[Rows from a dataset of charts and code]
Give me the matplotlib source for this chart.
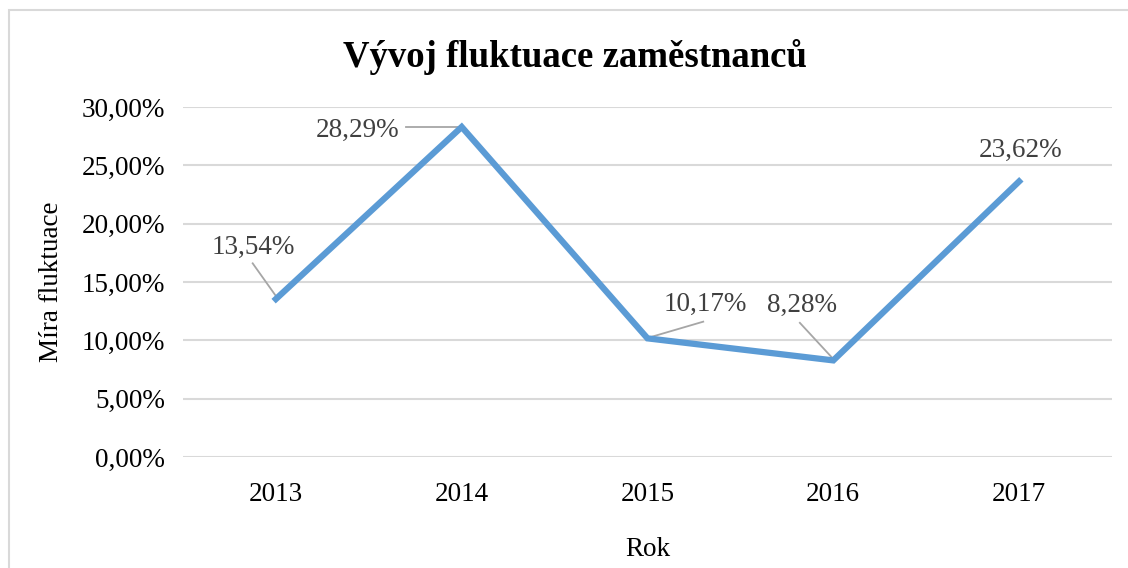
import matplotlib
matplotlib.use("Agg")
import matplotlib.pyplot as plt
from matplotlib.patches import Rectangle

years = ["2013", "2014", "2015", "2016", "2017"]
rates = [13.54, 28.29, 10.17, 8.28, 23.62]
labels = ["13,54%", "28,29%", "10,17%", "8,28%", "23,62%"]
yticks = [0, 5, 10, 15, 20, 25, 30]
ytick_labels = ["0,00%", "5,00%", "10,00%", "15,00%", "20,00%", "25,00%", "30,00%"]
# label offsets (in data units: x categories, y percent)
label_pos = [(-0.12, 18.0), (-0.56, 28.0), (0.31, 13.1), (-0.17, 13.0), (0.01, 26.3)]

plt.rcParams['font.family'] = ['Liberation Serif', 'DejaVu Serif']

W, H = 1128, 568
fig = plt.figure(figsize=(W / 100, H / 100), dpi=100)
fig.patch.set_facecolor("white")

# chart border
fig.add_artist(Rectangle((9 / W, -0.05), 1.2, 1 - 10 / H + 0.05, transform=fig.transFigure,
                         fill=False, edgecolor="#d9d9d9", lw=1.5))

ax = fig.add_axes([183 / W, 1 - 457 / H, (1112 - 183) / W, (457 - 107) / H])
x = list(range(len(years)))
ax.plot(x, rates, color="#5B9BD5", lw=4.5, solid_joinstyle="miter", zorder=3)
ax.set_xlim(-0.5, len(years) - 0.5)
ax.set_ylim(0, 30)
ax.set_yticks(yticks)
ax.set_yticklabels(ytick_labels)
ax.set_xticks(x)
ax.set_xticklabels(years)
ax.tick_params(axis="both", length=0, labelsize=19.5, colors="black")
ax.tick_params(axis="y", pad=13)
ax.tick_params(axis="x", pad=18)
ax.grid(axis="y", color="#d9d9d9", lw=1.5)
for s in ax.spines.values():
    s.set_visible(False)
ax.set_axisbelow(True)

for i, (xi, yi) in enumerate(zip(x, rates)):
    dx, ly = label_pos[i]
    ax.text(xi + dx, ly, labels[i], fontsize=19.5, color="#404040", ha="center", va="center", zorder=4)

# leader lines
ax.plot([-0.125, 0.0], [16.6, 13.8], color="#a6a6a6", lw=1.3, zorder=2)
ax.plot([1 - 0.3, 1.0], [28.3, 28.3], color="#a6a6a6", lw=1.3, zorder=2)
ax.plot([2 + 0.3, 2.0], [11.6, 10.2], color="#a6a6a6", lw=1.3, zorder=2)
ax.plot([3 - 0.18, 3.0], [11.5, 8.4], color="#a6a6a6", lw=1.3, zorder=2)

fig.text(575 / W, 1 - 57 / H, "Vývoj fluktuace zaměstnanců", fontsize=26.5, fontweight="bold",
         ha="center", va="center")
fig.text(648 / W, 1 - 550 / H, "Rok", fontsize=19.5, ha="center", va="center")
fig.text(52 / W, 1 - 282 / H, "Míra fluktuace", fontsize=19.5, ha="center", va="center", rotation=90)

fig.savefig("out.png", dpi=100, facecolor="white")
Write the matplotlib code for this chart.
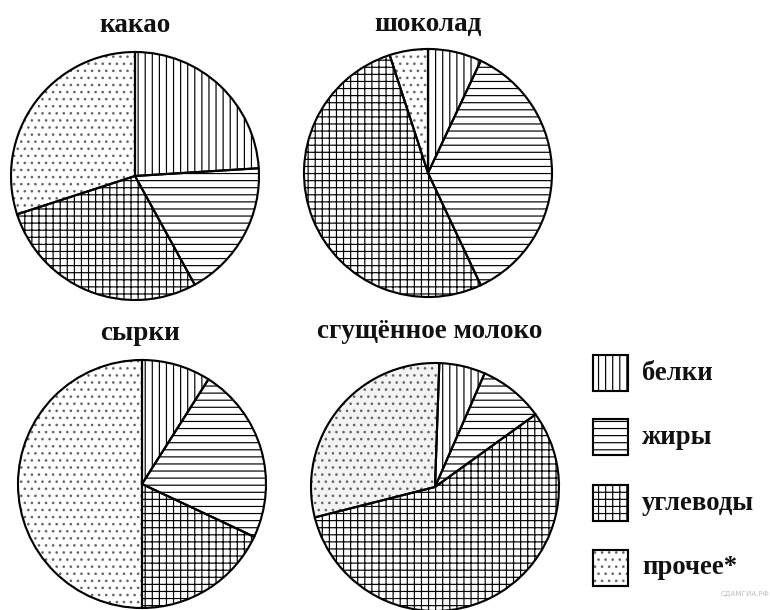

**Objective**
Set each line of the records down exactly, leaving every picture out.

**Answer below**
Give me the matplotlib source for this chart.
import matplotlib
matplotlib.use("Agg")
import matplotlib.pyplot as plt
from matplotlib.patches import Rectangle

years = ["2013", "2014", "2015", "2016", "2017"]
rates = [13.54, 28.29, 10.17, 8.28, 23.62]
labels = ["13,54%", "28,29%", "10,17%", "8,28%", "23,62%"]
yticks = [0, 5, 10, 15, 20, 25, 30]
ytick_labels = ["0,00%", "5,00%", "10,00%", "15,00%", "20,00%", "25,00%", "30,00%"]
# label offsets (in data units: x categories, y percent)
label_pos = [(-0.12, 18.0), (-0.56, 28.0), (0.31, 13.1), (-0.17, 13.0), (0.01, 26.3)]

plt.rcParams['font.family'] = ['Liberation Serif', 'DejaVu Serif']

W, H = 1128, 568
fig = plt.figure(figsize=(W / 100, H / 100), dpi=100)
fig.patch.set_facecolor("white")

# chart border
fig.add_artist(Rectangle((9 / W, -0.05), 1.2, 1 - 10 / H + 0.05, transform=fig.transFigure,
                         fill=False, edgecolor="#d9d9d9", lw=1.5))

ax = fig.add_axes([183 / W, 1 - 457 / H, (1112 - 183) / W, (457 - 107) / H])
x = list(range(len(years)))
ax.plot(x, rates, color="#5B9BD5", lw=4.5, solid_joinstyle="miter", zorder=3)
ax.set_xlim(-0.5, len(years) - 0.5)
ax.set_ylim(0, 30)
ax.set_yticks(yticks)
ax.set_yticklabels(ytick_labels)
ax.set_xticks(x)
ax.set_xticklabels(years)
ax.tick_params(axis="both", length=0, labelsize=19.5, colors="black")
ax.tick_params(axis="y", pad=13)
ax.tick_params(axis="x", pad=18)
ax.grid(axis="y", color="#d9d9d9", lw=1.5)
for s in ax.spines.values():
    s.set_visible(False)
ax.set_axisbelow(True)

for i, (xi, yi) in enumerate(zip(x, rates)):
    dx, ly = label_pos[i]
    ax.text(xi + dx, ly, labels[i], fontsize=19.5, color="#404040", ha="center", va="center", zorder=4)

# leader lines
ax.plot([-0.125, 0.0], [16.6, 13.8], color="#a6a6a6", lw=1.3, zorder=2)
ax.plot([1 - 0.3, 1.0], [28.3, 28.3], color="#a6a6a6", lw=1.3, zorder=2)
ax.plot([2 + 0.3, 2.0], [11.6, 10.2], color="#a6a6a6", lw=1.3, zorder=2)
ax.plot([3 - 0.18, 3.0], [11.5, 8.4], color="#a6a6a6", lw=1.3, zorder=2)

fig.text(575 / W, 1 - 57 / H, "Vývoj fluktuace zaměstnanců", fontsize=26.5, fontweight="bold",
         ha="center", va="center")
fig.text(648 / W, 1 - 550 / H, "Rok", fontsize=19.5, ha="center", va="center")
fig.text(52 / W, 1 - 282 / H, "Míra fluktuace", fontsize=19.5, ha="center", va="center", rotation=90)

fig.savefig("out.png", dpi=100, facecolor="white")
Write the matplotlib code for this chart.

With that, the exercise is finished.